■ Prompt ■
Write out, word for word, every line from the first one through the line that holds "const hypoY = [25.8,13,34.5];", and nothing else; skip the pictures.

■ Dataset extract ■

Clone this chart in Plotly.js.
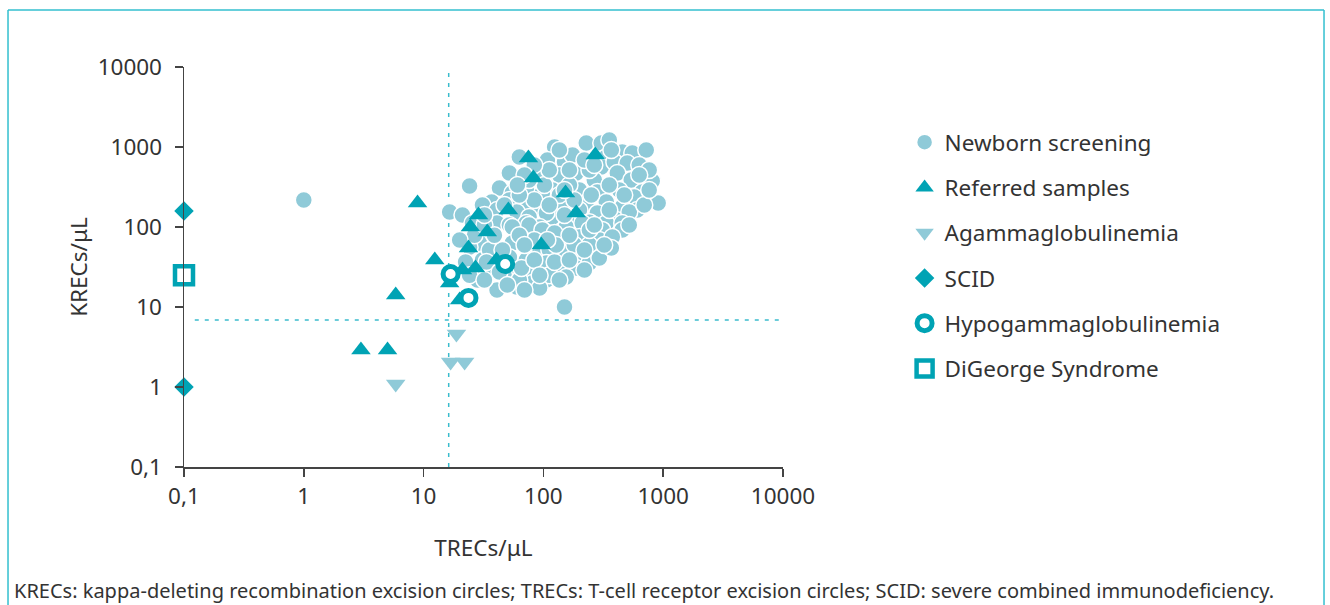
<!DOCTYPE html>
<html>
<head>
<meta charset="utf-8">
<script src="https://cdn.plot.ly/plotly-3.0.1.min.js"></script>
<style>html,body{margin:0;padding:0;background:#fff;}#chart{width:1330px;height:605px;}</style>
</head>
<body>
<div id="chart"></div>
<script>
// ---- Data (TRECs/µL on x, KRECs/µL on y) ----
const newbornX = [1.0,24.2,150,908,810,16.5,21.1,124,228,304,355,455,552,722,108,150,175,335,304,391,501,631,106,136,188,266,414,541,668,119,200,282,430,573,228,335,455,607,106,144,200,282,406,521,119,158,242,335,455,63,52,87,43,55,72,98,37,52,72,93,31,41,60,76,106,41,52,72,93,25.6,55,76,98,29.3,41,55,76,52,72,93,35.5,60,76,98,41,60,81,106,31,24.2,155,211,310,455,136,200,293,376,112,155,200,277,106,136,188,242,112,155,93,22.4,28.2,165,242,355,124,242,84,63,181,84,136,102,76,63,43,47,63,136,220,293,369,521,695,764,
  26.6,32.2,35.5,45.5,33.5,43,50,65.6,84,69.5,93,124,128,165,220,322,165,242,181,251,150,112,84,69.5,165,220,266,369,631,764,355,266,150,112,47.3,32.2,69.5,39,20,24.2,32.2,136,60.7,473,108];
const newbornY = [218,325,10,200,376,154,141,1000,1122,1122,1223,866,841,917,688,649,794,750,562,649,631,596,422,447,473,387,473,387,274,290,290,274,290,237,200,205,178,163,205,188,163,150,122,154,133,115,115,112,112,750,473,422,307,266,290,266,205,218,200,178,188,163,154,133,150,112,106,112,100,112,100,106,92,63,56,63,56,42,38.7,47,29,29,27.4,31.6,16.3,17.8,20,21.8,38.7,56,100,112,92,92,69,75,69,75,52,47,42,47,35.5,33.5,30.7,35.5,25,23.7,17.3,36.5,21.8,335,516,335,84,60,69,79,60,218,251,335,387,251,38.7,25,21.8,21.8,29,41,54.6,106,188,516,
  79,106,51.6,51.6,36.5,27.4,18.8,30.7,38.7,16.3,25,36.5,59.6,38.7,51.6,59.6,79,91.7,218,251,290,516,596,447,516,688,596,917,447,290,163,106,141,188,188,141,59.6,79,68.8,25,21.8,917,335,251,69];

const referredX = [3.0,5.0,5.85,8.9,12.4,16.5,20,21.1,27.1,23.7,24.6,28.7,34,40.6,51,75,82.5,96,153,188,271];
const referredY = [2.9,2.9,14.1,200,38.7,20,12.2,29,30.7,54.6,100,141,86.6,38.7,163,729,410,59.6,266,150,794];

const agammaX = [5.85,18.8,16.8,22];
const agammaY = [1.09,4.6,2.05,2.05];

const scidX = [0.1,0.1];
const scidY = [158,1.0];

const hypoX = [16.8,23.7,48];
const hypoY = [25.8,13,34.5];

const digeorgeX = [0.1];
const digeorgeY = [25];

const tickVals = [0.1,1,10,100,1000,10000];
const tickText = ['0,1','1','10','100','1000','10000'];
const cutoffTREC = 16.2;
const cutoffKREC = 6.9;

const seriesNames = ['Newborn screening','Referred samples','Agammaglobulinemia','SCID','Hypogammaglobulinemia','DiGeorge Syndrome'];
const captionText = 'KRECs: kappa-deleting recombination excision circles; TRECs: T-cell receptor excision circles; SCID: severe combined immunodeficiency.';

// ---- Styles ----
const light = '#8fcad8';
const teal = '#00a3b4';
const font = 'Noto Sans, Open Sans, sans-serif';
const textColor = '#333333';

const traces = [
  {x:newbornX, y:newbornY, name:seriesNames[0], legendgroup:'a', type:'scatter', mode:'markers', cliponaxis:false,
   marker:{symbol:'circle', size:17, color:light, line:{color:'#ffffff', width:1.5}}},
  {x:referredX, y:referredY, name:seriesNames[1], legendgroup:'b', type:'scatter', mode:'markers', cliponaxis:false,
   marker:{symbol:'triangle-up', size:17, color:teal, line:{width:0}}},
  {x:agammaX, y:agammaY, name:seriesNames[2], legendgroup:'c', type:'scatter', mode:'markers', cliponaxis:false,
   marker:{symbol:'triangle-down', size:17, color:light, line:{width:0}}},
  {x:scidX, y:scidY, name:seriesNames[3], legendgroup:'d', type:'scatter', mode:'markers', cliponaxis:false,
   marker:{symbol:'diamond', size:15, color:teal, line:{width:0}}},
  {x:hypoX, y:hypoY, name:seriesNames[4], legendgroup:'e', type:'scatter', mode:'markers', cliponaxis:false,
   marker:{symbol:'circle', size:15, color:'#ffffff', line:{color:teal, width:5}}},
  {x:digeorgeX, y:digeorgeY, name:seriesNames[5], legendgroup:'f', type:'scatter', mode:'markers', cliponaxis:false,
   marker:{symbol:'square', size:18, color:'#ffffff', line:{color:teal, width:4.5}}}
];

const axisCommon = {
  type:'log', showgrid:false, zeroline:false, showline:true, linecolor:'#444444', linewidth:1.5,
  ticks:'outside', ticklen:8, tickwidth:1.5, tickcolor:'#444444',
  tickvals:tickVals, ticktext:tickText, tickfont:{family:font, size:22.5, color:textColor}
};

const borderColor = '#33bfcf';
const layout = {
  width:1330, height:605,
  margin:{l:184, r:547, t:67, b:138},
  paper_bgcolor:'#ffffff', plot_bgcolor:'#ffffff',
  font:{family:font, color:textColor},
  showlegend:true,
  legend:{x:1.203, xanchor:'left', y:0.865, yanchor:'top', font:{family:font, size:22.5, color:textColor},
          tracegroupgap:13, traceorder:'grouped', bgcolor:'rgba(0,0,0,0)'},
  xaxis:Object.assign({}, axisCommon, {range:[-1,4], title:{text:'TRECs/μL', font:{family:font, size:22.5, color:textColor}, standoff:30}}),
  yaxis:Object.assign({}, axisCommon, {range:[-1,4], ticklabelstandoff:8, title:{text:'KRECs/μL', font:{family:font, size:22.5, color:textColor}, standoff:4}}),
  shapes:[
    {type:'line', xref:'x', yref:'paper', x0:cutoffTREC, x1:cutoffTREC, y0:0, y1:1, layer:'below',
     line:{color:'#3bbccd', width:1.5, dash:'4px,6px'}},
    {type:'line', xref:'x', yref:'y', x0:0.123, x1:10000, y0:cutoffKREC, y1:cutoffKREC, layer:'below',
     line:{color:'#3bbccd', width:1.5, dash:'4px,6px'}},
    {type:'line', xref:'paper', yref:'paper', x0:-0.2938, x1:-0.2938, y0:1.1425, y1:-0.36, line:{color:borderColor, width:1.5}},
    {type:'line', xref:'paper', yref:'paper', x0:-0.2938, x1:1.9032, y0:1.1425, y1:1.1425, line:{color:borderColor, width:1.5}},
    {type:'line', xref:'paper', yref:'paper', x0:1.9032, x1:1.9032, y0:1.1425, y1:-0.36, line:{color:borderColor, width:1.5}}
  ],
  annotations:[
    {text:captionText, xref:'paper', yref:'paper', x:-0.2871, xanchor:'left', y:-0.3075, yanchor:'middle',
     showarrow:false, font:{family:font, size:20, color:textColor}}
  ]
};

Plotly.newPlot('chart', traces, layout, {displayModeBar:false, staticPlot:true});
</script>
</body>
</html>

■ Exercise result ■
Clone this chart in Plotly.js.
<!DOCTYPE html>
<html>
<head>
<meta charset="utf-8">
<script src="https://cdn.plot.ly/plotly-3.0.1.min.js"></script>
<style>html,body{margin:0;padding:0;background:#fff;}#chart{width:1330px;height:605px;}</style>
</head>
<body>
<div id="chart"></div>
<script>
// ---- Data (TRECs/µL on x, KRECs/µL on y) ----
const newbornX = [1.0,24.2,150,908,810,16.5,21.1,124,228,304,355,455,552,722,108,150,175,335,304,391,501,631,106,136,188,266,414,541,668,119,200,282,430,573,228,335,455,607,106,144,200,282,406,521,119,158,242,335,455,63,52,87,43,55,72,98,37,52,72,93,31,41,60,76,106,41,52,72,93,25.6,55,76,98,29.3,41,55,76,52,72,93,35.5,60,76,98,41,60,81,106,31,24.2,155,211,310,455,136,200,293,376,112,155,200,277,106,136,188,242,112,155,93,22.4,28.2,165,242,355,124,242,84,63,181,84,136,102,76,63,43,47,63,136,220,293,369,521,695,764,
  26.6,32.2,35.5,45.5,33.5,43,50,65.6,84,69.5,93,124,128,165,220,322,165,242,181,251,150,112,84,69.5,165,220,266,369,631,764,355,266,150,112,47.3,32.2,69.5,39,20,24.2,32.2,136,60.7,473,108];
const newbornY = [218,325,10,200,376,154,141,1000,1122,1122,1223,866,841,917,688,649,794,750,562,649,631,596,422,447,473,387,473,387,274,290,290,274,290,237,200,205,178,163,205,188,163,150,122,154,133,115,115,112,112,750,473,422,307,266,290,266,205,218,200,178,188,163,154,133,150,112,106,112,100,112,100,106,92,63,56,63,56,42,38.7,47,29,29,27.4,31.6,16.3,17.8,20,21.8,38.7,56,100,112,92,92,69,75,69,75,52,47,42,47,35.5,33.5,30.7,35.5,25,23.7,17.3,36.5,21.8,335,516,335,84,60,69,79,60,218,251,335,387,251,38.7,25,21.8,21.8,29,41,54.6,106,188,516,
  79,106,51.6,51.6,36.5,27.4,18.8,30.7,38.7,16.3,25,36.5,59.6,38.7,51.6,59.6,79,91.7,218,251,290,516,596,447,516,688,596,917,447,290,163,106,141,188,188,141,59.6,79,68.8,25,21.8,917,335,251,69];

const referredX = [3.0,5.0,5.85,8.9,12.4,16.5,20,21.1,27.1,23.7,24.6,28.7,34,40.6,51,75,82.5,96,153,188,271];
const referredY = [2.9,2.9,14.1,200,38.7,20,12.2,29,30.7,54.6,100,141,86.6,38.7,163,729,410,59.6,266,150,794];

const agammaX = [5.85,18.8,16.8,22];
const agammaY = [1.09,4.6,2.05,2.05];

const scidX = [0.1,0.1];
const scidY = [158,1.0];

const hypoX = [16.8,23.7,48];
const hypoY = [25.8,13,34.5];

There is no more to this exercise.